The exciting percussion-fest  "Railroad Train Samba" shares album space with the self-explanatory "Saxophobia," the ambitious (and quite insane) "Concerto For Calliope," and a cartoonish version of the Cuban standard "The Peanut Vendor." Perhaps fearing that this was indeed more than his listeners could stand, Green cools out with some low-key easy-listeners ("Summer," "Idyl") that aren't at all funny or eccentric, tho I do dig the noir mood of "Caesar's Soliloquy."

Big thanks to windy for this one!

Bernie Green Plays More Than You Can Stand In Hi-Fi (1957)




A1La Sorella
A2Mister Peepers Theme
A3Ragging The Scale
A4Railroad Train Samba
A5The Virtuous Orchestra Suite
A6Caesar's Soliloquy
A7National Emblem March
B1A Frangesa
B2Saxophobia
B3Concerto For Calliope
B4Summer
B5Double Blues
B6Idyl
B7The Peanut Vendor

Friday, 26 September 2014

The Story of the First Voice Synthesizer, The SONOVOX

By request, now back up:
- Strange novelty songs collection "Fun Music"
- Zoogz Rift "Murdering Hells Happy Cretins"

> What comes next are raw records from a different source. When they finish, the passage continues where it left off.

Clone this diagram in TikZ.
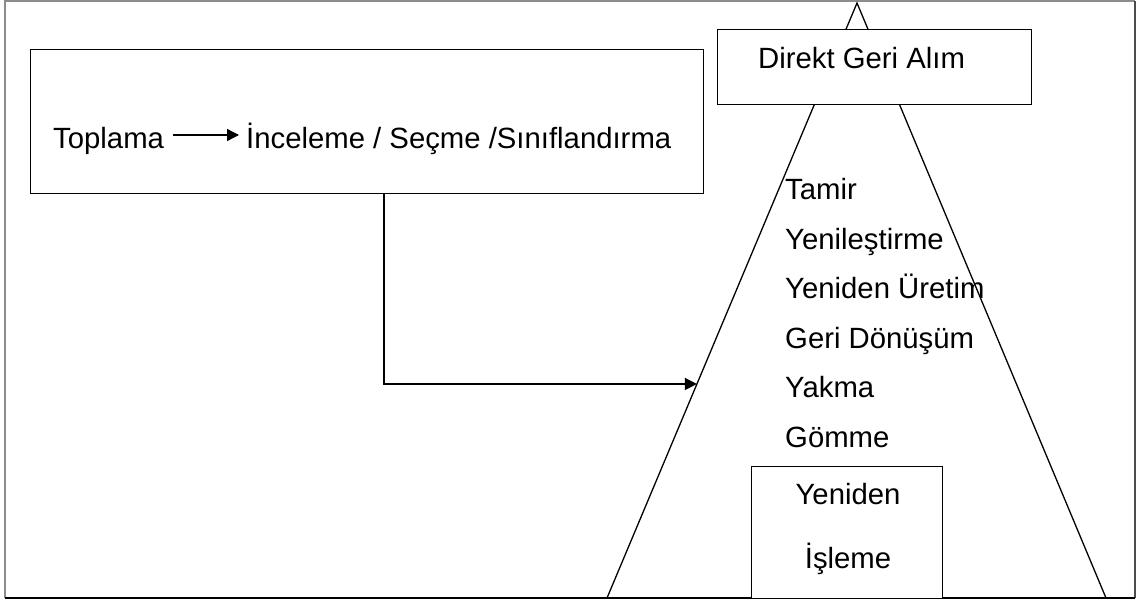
\documentclass[tikz,border=0pt]{standalone}
\usepackage{fontspec}
\setmainfont{Liberation Sans}
\usetikzlibrary{arrows.meta,calc}
\tikzset{
  lbl/.style={inner sep=0pt, anchor=base west, font=\fontsize{29.3}{33}\selectfont},
  boxy/.style={draw, line width=1.3pt, fill=white, inner sep=0pt, anchor=north west},
  conn/.style={line width=1.3pt, -{Triangle[length=12pt,width=12pt]}},
  edge/.style={line width=1.3pt}
}
\begin{document}
\begin{tikzpicture}[x=1pt,y=-1pt]
\useasboundingbox (0,0) rectangle (1137,603);
% outer frame
\coordinate (f1) at (5,1);
\coordinate (f2) at (1135,1);
\coordinate (f3) at (1135,598);
\coordinate (f4) at (5,598);
\draw[black!45, line width=1.2pt] (f4) -- (f1) -- (f2);
\draw[black!70, line width=1.2pt] (f2) -- (f3);
\draw[black, line width=1.5pt] (f3) -- (f4);
% triangle
\coordinate (apex) at (857,3);
\coordinate (bl) at (607,598);
\coordinate (br) at (1106,598);
\draw[edge, line join=miter] (bl) -- (apex) -- (br);
\coordinate (tin) at ($(apex)!0.6403!(bl)$);
% boxes
\node[boxy, minimum width=314pt, minimum height=75pt] (dga) at (717,29) {};
\node[lbl] (dgat) at (758,68) {Direkt Geri Alım};
\node[boxy, minimum width=191pt, minimum height=132pt] (yi) at (751,466) {};
\node[lbl, anchor=base] (yi1) at (848,504) {Yeniden};
\node[lbl, anchor=base] (yi2) at (848,568) {İşleme};
% left box
\node[boxy, minimum width=673pt, minimum height=144pt] (lbox) at (30,49) {};
\node[lbl] (top) at (53,148) {Toplama};
\node[lbl] (inc) at (246,148) {İnceleme / Seçme /Sınıflandırma};
\draw[conn] ($(top.base east)+(9,-13)$) coordinate (a1) -- ($(inc.base west)+(-7,-13)$) coordinate (a2);
% connector
\coordinate (c1) at ($(lbox.south west)+(354,0)$);
\draw[conn] (c1) |- (tin);
% list
\node[lbl] (l1) at (785,199) {Tamir};
\node[lbl] (l2) at (785,249) {Yenileştirme};
\node[lbl] (l3) at (785,298) {Yeniden Üretim};
\node[lbl] (l4) at (785,348) {Geri Dönüşüm};
\node[lbl] (l5) at (785,397) {Yakma};
\node[lbl] (l6) at (785,447) {Gömme};
\end{tikzpicture}
\end{document}
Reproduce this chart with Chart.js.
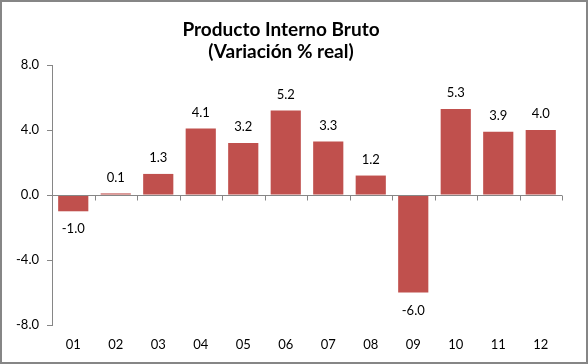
<!DOCTYPE html>
<html><head><meta charset="utf-8">
<script src="https://cdn.jsdelivr.net/npm/chart.js@4"></script>
<style>html,body{margin:0;padding:0;background:#fff}#wrap{width:588px;height:364px}</style>
</head><body><div id="wrap"><canvas id="c" width="588" height="364"></canvas></div>
<script>
const categories = ["01","02","03","04","05","06","07","08","09","10","11","12"];
const values = [-1.0, 0.1, 1.3, 4.1, 3.2, 5.2, 3.3, 1.2, -6.0, 5.3, 3.9, 4.0];
const yTicks = [-8, -4, 0, 4, 8];
const titleLines = ["Producto Interno Bruto", "(Variación % real)"];

const FONT = "Lato, 'Open Sans', sans-serif";
const AXIS = "#868686";

const extras = {
  id: 'extras',
  afterDatasetsDraw(chart) {
    const ctx = chart.ctx, x = chart.scales.x, y = chart.scales.y;
    const y0 = Math.round(y.getPixelForValue(0)) + 0.5;
    ctx.save();
    ctx.strokeStyle = AXIS; ctx.lineWidth = 1;
    ctx.beginPath();
    ctx.moveTo(x.left, y0); ctx.lineTo(x.right, y0);
    const step = (x.right - x.left) / categories.length;
    for (let i = 1; i <= categories.length; i++) {
      const px = Math.round(x.left + i * step) + 0.5;
      ctx.moveTo(px, y0); ctx.lineTo(px, y0 + 5);
    }
    ctx.stroke();
    // data labels
    ctx.fillStyle = "#000";
    ctx.font = "13px " + FONT;
    ctx.textAlign = "center"; ctx.textBaseline = "middle";
    const meta = chart.getDatasetMeta(0);
    meta.data.forEach((bar, i) => {
      const v = values[i];
      const yy = v >= 0 ? bar.y - 16 : bar.y + 18;
      ctx.fillText(v.toFixed(1), bar.x, yy);
    });
    // frame
    ctx.strokeStyle = AXIS; ctx.lineWidth = 2;
    ctx.strokeRect(1, 1, chart.width - 2, chart.height - 2);
    ctx.restore();
  }
};

new Chart(document.getElementById('c'), {
  type: 'bar',
  data: {
    labels: categories,
    datasets: [{
      data: values,
      backgroundColor: "#C0504D",
      borderWidth: 0,
      barPercentage: 0.71,
      categoryPercentage: 1.0
    }]
  },
  options: {
    responsive: false,
    animation: false,
    devicePixelRatio: 1,
    layout: { padding: { left: 0, right: 26, top: 0, bottom: 0 } },
    plugins: {
      legend: { display: false },
      tooltip: { enabled: false },
      title: {
        display: true,
        text: titleLines,
        color: "#000",
        font: { family: FONT, size: 19, weight: 'bold', lineHeight: 1.16 },
        padding: { top: 19, bottom: 2 }
      }
    },
    scales: {
      x: {
        grid: { display: false, drawTicks: false },
        border: { display: false },
        ticks: { color: "#000", font: { family: FONT, size: 13 }, padding: 12, maxRotation: 0 },
        afterFit(s) { s.height = 39; }
      },
      y: {
        min: -8, max: 8,
        afterBuildTicks(s) { s.ticks = yTicks.map(v => ({ value: v })); },
        grid: { drawOnChartArea: false, drawTicks: true, tickLength: 5, color: AXIS },
        border: { display: true, color: AXIS },
        ticks: { color: "#000", font: { family: FONT, size: 13 }, padding: 8,
          callback: v => Number(v).toFixed(1) },
        afterFit(s) { s.width = 52; }
      }
    }
  },
  plugins: [extras]
});
</script>
</body></html>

Long before Peter Frampton's talk-box, the Vocoder, or Autotune, there was the Sonovox, demonstrated here in what must surely be the strangest "pop" music of the 1940s:


Down In The Basement



Tuesday, 2 September 2014

JANE BIRKIN "Lolita Go Home"

Filthy Mondays? If last week's Kay Martin album whet your appetite for songstresses known more for sex appeal than singing abilities, check this 1975 product of the post-birth control pill, pre-AIDS "Sexual Revolution." Music for water beds, wife-swapping parties, and singles bars where people may have actually said things like "Your place or mine?" 

This album was released six years after France's greatest musical export Serge Gainsbourg recorded the all-time heavy-breathing classic duet "Je t'aime... moi non plus" with non-singer English actress Jane Birkin. This time out, Serge contributed original songs like the lovely disco-lite title track, and "Bebe Song," one of his catchier creations, all sung by Jane in her best French-as-a-second language come-hither voice. These are mixed with unlikely porno-funk versions of English language standards that are usually sung with a swingin' beat. Dig the fantastic take on Cole Porter's "Love For Sale" that's pure shag-carpet '70s polyester electric-piano sleaze. It's the kind of thing that shouldn't exist, but fortunately it does. 

"Lolita Go Home" 

Music by Serge Gainsbourg, words by Philippe Labro; except where indicated
  1. Lolita go home 
  2. What Is This Thing Called Love? (Cole Porter)
  3. Bebe song 
  4. Where or When (Rodgers, Hart)
  5. Si ça peut te consoler
  6. Love for Sale (Cole Porter)
  7. Just Me and You
  8. La fille aux claquettes  (Words and music by Serge Gainsbourg)
  9. Rien pour rien 
  10. French graffiti 
  11. There's a Small Hotel (3:05) (Rodgers, Hart)
Arranged and conducted by Jean-Pierre Sabar

Thanks again to Count Otto Black!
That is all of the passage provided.